The digital transformation is one of the most important trends for the world of work and society, and can also support energy efficiency measures. However, according to a survey conducted among companies, considerable untapped potential still exists in many sectors for digital technologies to be used to improve energy efficiency. The survey shows that as yet, companies have tended to be hesitant to use digital technologies to reduce energy consumption, particularly in the areas of buildings and production, where consumption is high. To exploit the potential of digitalization to deliver savings for private households and the economy to the full, harmonized standards and interfaces for data collection and processing must be established, and data protection issues clarified [10].

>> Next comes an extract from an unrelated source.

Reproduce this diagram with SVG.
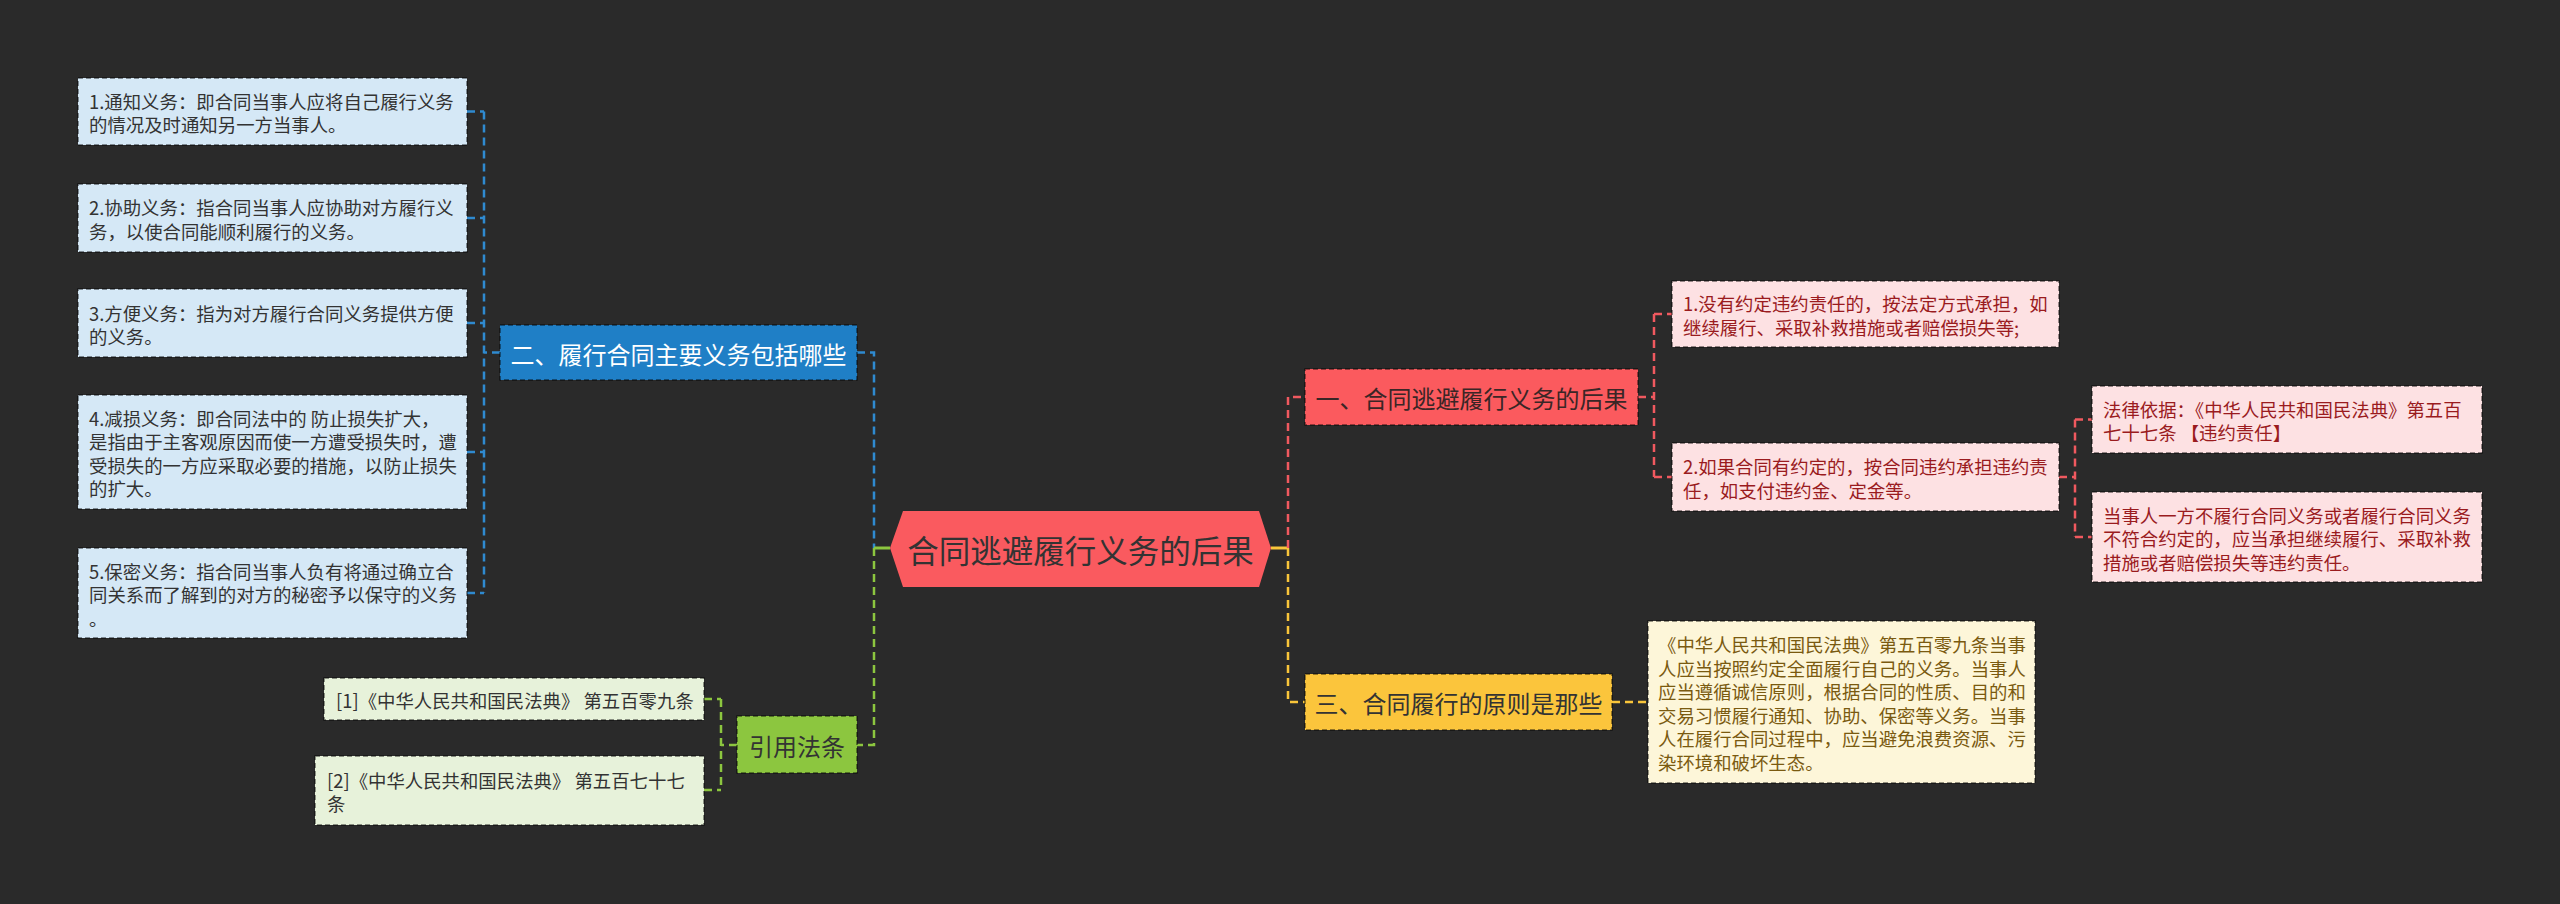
<svg xmlns="http://www.w3.org/2000/svg" width="2560" height="904" viewBox="0 0 2560 904">
<style>
text{font-family:"Noto Sans CJK SC","Microsoft YaHei",sans-serif;dominant-baseline:central}
.s{font-size:18.4px}
.m{font-size:24px;text-anchor:middle}
.bd{stroke:rgba(0,0,0,0.55);stroke-width:1.5;stroke-dasharray:5 3}
.c{fill:none;stroke-width:2.5;stroke-dasharray:8 5}
.cs{fill:none;stroke-width:3}
.bl{stroke:#2f8ad0}.gr{stroke:#8cc63f}.rd{stroke:#f0595f}.yl{stroke:#f9c53a}
.fb{fill:#d5e8f6}.fg{fill:#e7f2da}.fr{fill:#fde1e3}.fy{fill:#fdf6d9}
.tb{fill:#333}.tr{fill:#9a1b1e}.ty{fill:#7a5a10}
</style>
<rect width="2560" height="904" fill="#2a2a2a"/>
<g id="connectors">
<path class="c bl" d="M857,352.5H874V548"/>
<path class="c bl" d="M500,352.5H484M484,111.5V593M467,111.5H484M467,218H484M467,323H484M467,452H484M467,593H484"/>
<path class="c gr" d="M874,548V745H857"/>
<path class="cs gr" d="M874,548H890"/>
<path class="c gr" d="M737,745H721M721,699V790M704,699H721M704,790H721"/>
<path class="cs yl" d="M1271,548H1288"/>
<path class="c rd" d="M1288,548V397H1305"/>
<path class="c yl" d="M1288,548V702H1305"/>
<path class="c rd" d="M1638,397H1654M1654,314V477M1654,314H1672M1654,477H1672"/>
<path class="c rd" d="M2059,477H2075M2075,419.5V537M2075,419.5H2092M2075,537H2092"/>
<path class="c yl" d="M1612,702H1648"/>
</g>
<g id="root">
<polygon points="890,548 903,511 1259,511 1271,548 1259,587 903,587" fill="#fa5a5f"/>
<text x="1080.5" y="549" style="font-size:31.5px;text-anchor:middle" fill="#333">合同逃避履行义务的后果</text>
</g>
<g id="n2">
<rect class="bd" x="500" y="325" width="357" height="55" fill="#1f7fc6"/>
<text class="m" x="678.5" y="353" fill="#fff">二、履行合同主要义务包括哪些</text>
</g>
<g id="b1"><rect class="bd fb" x="78" y="78" width="389" height="67"/>
<text class="s tb" x="89"><tspan x="89" y="100.5">1.通知义务：即合同当事人应将自己履行义务</tspan><tspan x="89" y="124">的情况及时通知另一方当事人。</tspan></text></g>
<g id="b2"><rect class="bd fb" x="78" y="184" width="389" height="68"/>
<text class="s tb"><tspan x="89" y="207">2.协助义务：指合同当事人应协助对方履行义</tspan><tspan x="89" y="230.5">务，以使合同能顺利履行的义务。</tspan></text></g>
<g id="b3"><rect class="bd fb" x="78" y="289" width="389" height="68"/>
<text class="s tb"><tspan x="89" y="312.5">3.方便义务：指为对方履行合同义务提供方便</tspan><tspan x="89" y="336">的义务。</tspan></text></g>
<g id="b4"><rect class="bd fb" x="78" y="395" width="389" height="114"/>
<text class="s tb"><tspan x="89" y="417.5">4.减损义务：即合同法中的 防止损失扩大，</tspan><tspan x="89" y="441">是指由于主客观原因而使一方遭受损失时，遭</tspan><tspan x="89" y="464.5">受损失的一方应采取必要的措施，以防止损失</tspan><tspan x="89" y="488">的扩大。</tspan></text></g>
<g id="b5"><rect class="bd fb" x="78" y="548" width="389" height="90"/>
<text class="s tb"><tspan x="89" y="570.5">5.保密义务：指合同当事人负有将通过确立合</tspan><tspan x="89" y="594">同关系而了解到的对方的秘密予以保守的义务</tspan><tspan x="89" y="617.5">。</tspan></text></g>
<g id="law">
<rect class="bd" x="737" y="716" width="120" height="57" fill="#8cc63f"/>
<text class="m" x="797" y="745" fill="#333">引用法条</text>
</g>
<g id="law1"><rect class="bd fg" x="324" y="678" width="380" height="42"/>
<text class="s tb" x="336" y="699.5">[1]《中华人民共和国民法典》 第五百零九条</text></g>
<g id="law2"><rect class="bd fg" x="315" y="756" width="389" height="69"/>
<text class="s tb"><tspan x="327" y="779.5">[2]《中华人民共和国民法典》 第五百七十七</tspan><tspan x="327" y="803">条</tspan></text></g>
<g id="n1">
<rect class="bd" x="1305" y="369" width="333" height="56" fill="#fb5a5e"/>
<text class="m" x="1471.5" y="397.5" fill="#3a2626">一、合同逃避履行义务的后果</text>
</g>
<g id="r1"><rect class="bd fr" x="1672" y="281" width="387" height="66"/>
<text class="s tr"><tspan x="1683" y="303">1.没有约定违约责任的，按法定方式承担，如</tspan><tspan x="1683" y="326.5">继续履行、采取补救措施或者赔偿损失等;</tspan></text></g>
<g id="r2"><rect class="bd fr" x="1672" y="443" width="387" height="68"/>
<text class="s tr"><tspan x="1683" y="466">2.如果合同有约定的，按合同违约承担违约责</tspan><tspan x="1683" y="489.5">任，如支付违约金、定金等。</tspan></text></g>
<g id="r3"><rect class="bd fr" x="2092" y="386" width="390" height="67"/>
<text class="s tr"><tspan x="2103" y="408.5">法律依据：《中华人民共和国民法典》第五百</tspan><tspan x="2103" y="432">七十七条 【违约责任】</tspan></text></g>
<g id="r4"><rect class="bd fr" x="2092" y="492" width="390" height="90"/>
<text class="s tr"><tspan x="2103" y="514.5">当事人一方不履行合同义务或者履行合同义务</tspan><tspan x="2103" y="538">不符合约定的，应当承担继续履行、采取补救</tspan><tspan x="2103" y="561.5">措施或者赔偿损失等违约责任。</tspan></text></g>
<g id="n3">
<rect class="bd" x="1305" y="674" width="307" height="56" fill="#fbc53c"/>
<text class="m" x="1458.5" y="702.5" fill="#333">三、合同履行的原则是那些</text>
</g>
<g id="y1"><rect class="bd fy" x="1648" y="621" width="387" height="162"/>
<text class="s ty"><tspan x="1658" y="644">《中华人民共和国民法典》第五百零九条当事</tspan><tspan x="1658" y="667.5">人应当按照约定全面履行自己的义务。当事人</tspan><tspan x="1658" y="691">应当遵循诚信原则，根据合同的性质、目的和</tspan><tspan x="1658" y="714.5">交易习惯履行通知、协助、保密等义务。当事</tspan><tspan x="1658" y="738">人在履行合同过程中，应当避免浪费资源、污</tspan><tspan x="1658" y="761.5">染环境和破坏生态。</tspan></text></g>
</svg>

At the same time, digital technologies themselves have a high direct energy consumption. This consumption is almost impossible to quantify accurately; studies vary widely in their estimates of the energy requirements of digital applications. A large proportion of demand is due to the sharp rise in the number of private terminal devices. Data centres and data transmission networks are also major consumers of energy, however. The energy demand of data centres is growing enormously, particularly owing to artificial intelligence (AI). According to experts, the power consumption of AI tools may rival that of entire countries [11]. However, new types of data centre ("hyperscale" data centres) can improve energy efficiency [10].
Exploiting the efficiency enhancements offered by innovative technologies requires political will and the corresponding budgetary resources. Conversely, a lack of support, including financial, may inhibit technological development and hinder or prevent innovation [12].
In addition to expansion of a recycling and circular economy, lightweight construction can also help to raise energy efficiency, as the lower mass of lightweight products and vehicles results in less energy being consumed.
Finally, consumer behaviour is an important factor in efforts to save energy. Increased awareness of environmental protection and nature conservation can act as a driver; a greater need for energy in the economy as a whole owing to changes in demand, production and distribution structures can lead to efficiency improvements. Conversely, psychological and regulatory factors influencing individuals’ behaviour can prevent the anticipated efficiency potential being fully realized (rebound effect). Such an effect occurs when the increase in efficiency results in increased demand or use, thereby reducing the actual savings [13].